As I interview people (e.g., engineers) or I get interviewed for a new project or a new job, I can barely stop wondering why we have this unfounded belief that we are the best in what we are doing. See what I mean by reading the entire post.
For the implementation of Matrix Multiplication, and thus the implementation of the BLAS library, I have seen several project and libraries. Two of them are very impressive: ATLAS by Whaley and GotoBLAS by Goto. As a context, BLAS is the building block for vector and matrix operations. Most of scientific computing applications are based upon this library and the operations within it. LAPACK is built on BLAS. For a funny connection, if you use python and you used scipy (scipy is built on top of LAPACK and BLAS). ATLAS or GotoBLAS are high performance implementation of the BLAS and often written in FORTRAN (the inner kernel in assembly).
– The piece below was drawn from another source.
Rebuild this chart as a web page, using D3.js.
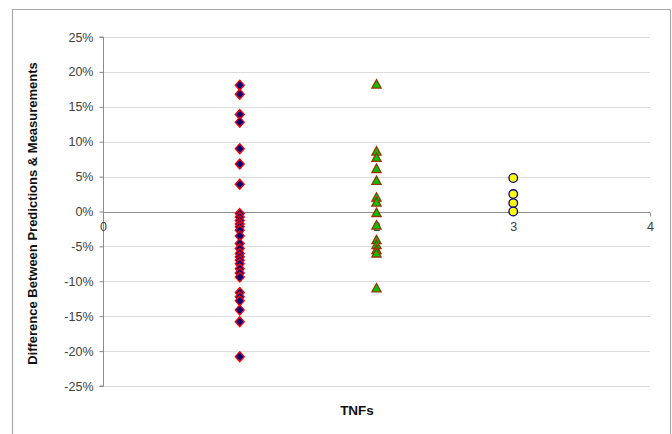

In turn, the general matrix multiplication (GEMM) is THE matrix operation within BLAS and the scientific computing work horse (GEMM is the work horse for QR-factorization which is the work horse for the solution of linear systems).
What is my point then? There was a time, when I thought I could do a better job than the other guys, probably because I thought I was better. The problem is that I do NOT have the chops to do half of the job that Goto or Whaley did and are doing. My implementation of the general MM has been close to but always behind these two top designers and developers.
As the time passes by and I see other engineers/students attempt to climb the high peak of GEMM performance, I see the allure. The application is simple to explain and present. Any developer can write a working code using a single liner in C. This is like playing football, the beautiful game, it is simple to explain and play, everybody can play. Writing high performance GEMM is like playing football. I can play a few tricks but I cannot even stand close to a professional player like Zinadine Zidan (I mention him because we have the same age).
How come I can claim I can improve the performance of GEMM and also have the fastest MM? Because I understood that there are different algorithms and there is space for different algorithms. Personally, I am better in thinking and writing recursive algorithms. In another post, I will present the code itself and I believe it is beautiful. The simplicity of the code is embarrassing and you may wonder if there was any contribution to start with.
Winograd–Strassen algorithms have useful applications to build on top of these high performance GEMM. Think for one second, when the GEMM reaches 90-95 % of the machine peak performance, 150 GFLOPS and more, even the original author has little space to improve GEMM. Actually, gaining anything further will not be worth it. A new machine will come along and the process to fit the code to the new system will restart.
I believe that any significant improvement of the GEMM by software alone is by the application of new algorithms: Winograd–Strassen recursive algorithms to start. These new algorithms do not substitute ATLAS nor GotoBLAS GEMM implementations. They build on top of them. They need the fastest implementation of the MM in order to achieve the fastest implementation.
I will draw two conclusions for this post: one optimistic and one cynical.
[optimistic] I can have dinner with Whaley or Goto tonight and I could feel comfortable (I do not know how conformable they could be though). I discovered I did not need to compete and actually I can help them to extend their algorithms to performance they could not achieve otherwise. Together we will succeed, divided we will fail.
[cynical] I discovered late in time the old adagio: “when you cannot beat them, either join them or …”. In this case, my ego was the real obstacle because it was Big but not BIG enough.
The morale of this post? When you have a MM kernel that achieves 95% peak performance, do not be afraid to use it :O. You better invest your time to learn about your problem than to show to the world that you can write better code. In fact, very likely you will not. And, if you do write better code, you will be able to improve performance by little, as much as 5%. In contrast, I could improve performance by 27% with no extra effort.